All of the lines below are to be printed again exactly; images are excluded from the output.

MATERIAL:
##########
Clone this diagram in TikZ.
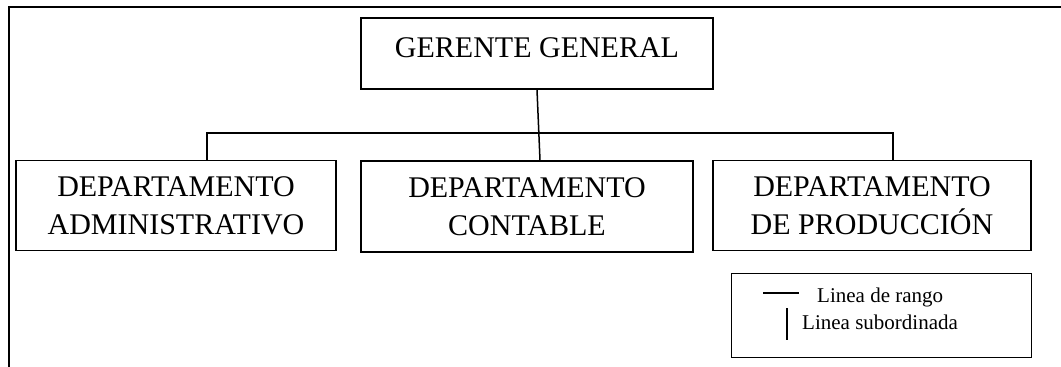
\documentclass[tikz,border=0pt]{standalone}
\usepackage{fontspec}
\setmainfont{Liberation Serif}
\usetikzlibrary{positioning,calc}
\definecolor{orgLine}{HTML}{000000}

\begin{document}
\begin{tikzpicture}[x=1pt, y=-1pt,
          boxGer/.style={rectangle, draw=orgLine, line width=1.5pt, minimum width=352pt, inner sep=0pt, text height=39pt, text depth=32pt, font=\fontsize{30}{38}\selectfont},
          boxDep/.style={rectangle, draw=orgLine, line width=1.5pt, minimum height=90pt, inner sep=0pt, align=center, font=\fontsize{30}{38}\selectfont},
          link/.style={draw=orgLine, line width=1.5pt},
          legText/.style={font=\fontsize{21}{24}\selectfont, anchor=base west, inner sep=0pt}
        ]
          \useasboundingbox (0,0) rectangle (1061,367);
          % marco
          \draw[orgLine, line width=2pt] (1061,7) -- (8.5,7) -- (8.5,367);
          % cajas
          \node[boxGer] (ger) at (537,53.5) {GERENTE GENERAL};
          \node[boxDep, minimum width=320pt] (adm) at (176,205.5) {DEPARTAMENTO\\ADMINISTRATIVO};
          \node[boxDep, minimum width=332pt, minimum height=91pt] (con) at (527,206.5) {DEPARTAMENTO\\CONTABLE};
          \node[boxDep, minimum width=318pt] (pro) at (872,205.5) {DEPARTAMENTO\\DE PRODUCCIÓN};
          % lineas
          \coordinate (busL) at (207,133);
          \coordinate (busR) at (893,133);
          \draw[link] (adm.north -| busL) -- (busL) -- (busR) -- (pro.north -| busR);
          \draw[link] (ger.south) -- ($(con.north -| ger.south)+(3,0)$);
          % leyenda
          \node[rectangle, draw=orgLine, line width=1pt, minimum width=300pt, minimum height=84pt, inner sep=0pt] (leg) at (881,315) {};
          \node[legText] (rango) at (817,302) {Linea de rango};
          \node[legText] (subor) at (802,329) {Linea subordinada};
          \draw[link] (763,293) -- (799,293);
          \draw[link] (787,308) -- (787,340);
        \end{tikzpicture}
\end{document}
##########
OUTPUT FOR THIS EXERCISE:
Clone this diagram in TikZ.
\documentclass[tikz,border=0pt]{standalone}
\usepackage{fontspec}
\setmainfont{Liberation Serif}
\usetikzlibrary{positioning,calc}
\definecolor{orgLine}{HTML}{000000}

\begin{document}
\begin{tikzpicture}[x=1pt, y=-1pt,
          boxGer/.style={rectangle, draw=orgLine, line width=1.5pt, minimum width=352pt, inner sep=0pt, text height=39pt, text depth=32pt, font=\fontsize{30}{38}\selectfont},
          boxDep/.style={rectangle, draw=orgLine, line width=1.5pt, minimum height=90pt, inner sep=0pt, align=center, font=\fontsize{30}{38}\selectfont},
          link/.style={draw=orgLine, line width=1.5pt},
          legText/.style={font=\fontsize{21}{24}\selectfont, anchor=base west, inner sep=0pt}
        ]
          \useasboundingbox (0,0) rectangle (1061,367);
          % marco
          \draw[orgLine, line width=2pt] (1061,7) -- (8.5,7) -- (8.5,367);
          % cajas
          \node[boxGer] (ger) at (537,53.5) {GERENTE GENERAL};
          \node[boxDep, minimum width=320pt] (adm) at (176,205.5) {DEPARTAMENTO\\ADMINISTRATIVO};
          \node[boxDep, minimum width=332pt, minimum height=91pt] (con) at (527,206.5) {DEPARTAMENTO\\CONTABLE};
          \node[boxDep, minimum width=318pt] (pro) at (872,205.5) {DEPARTAMENTO\\DE PRODUCCIÓN};
          % lineas
          \coordinate (busL) at (207,133);
          \coordinate (busR) at (893,133);
          \draw[link] (adm.north -| busL) -- (busL) -- (busR) -- (pro.north -| busR);
          \draw[link] (ger.south) -- ($(con.north -| ger.south)+(3,0)$);
          % leyenda
          \node[rectangle, draw=orgLine, line width=1pt, minimum width=300pt, minimum height=84pt, inner sep=0pt] (leg) at (881,315) {};
          \node[legText] (rango) at (817,302) {Linea de rango};
          \node[legText] (subor) at (802,329) {Linea subordinada};
          \draw[link] (763,293) -- (799,293);
          \draw[link] (787,308) -- (787,340);
        \end{tikzpicture}
\end{document}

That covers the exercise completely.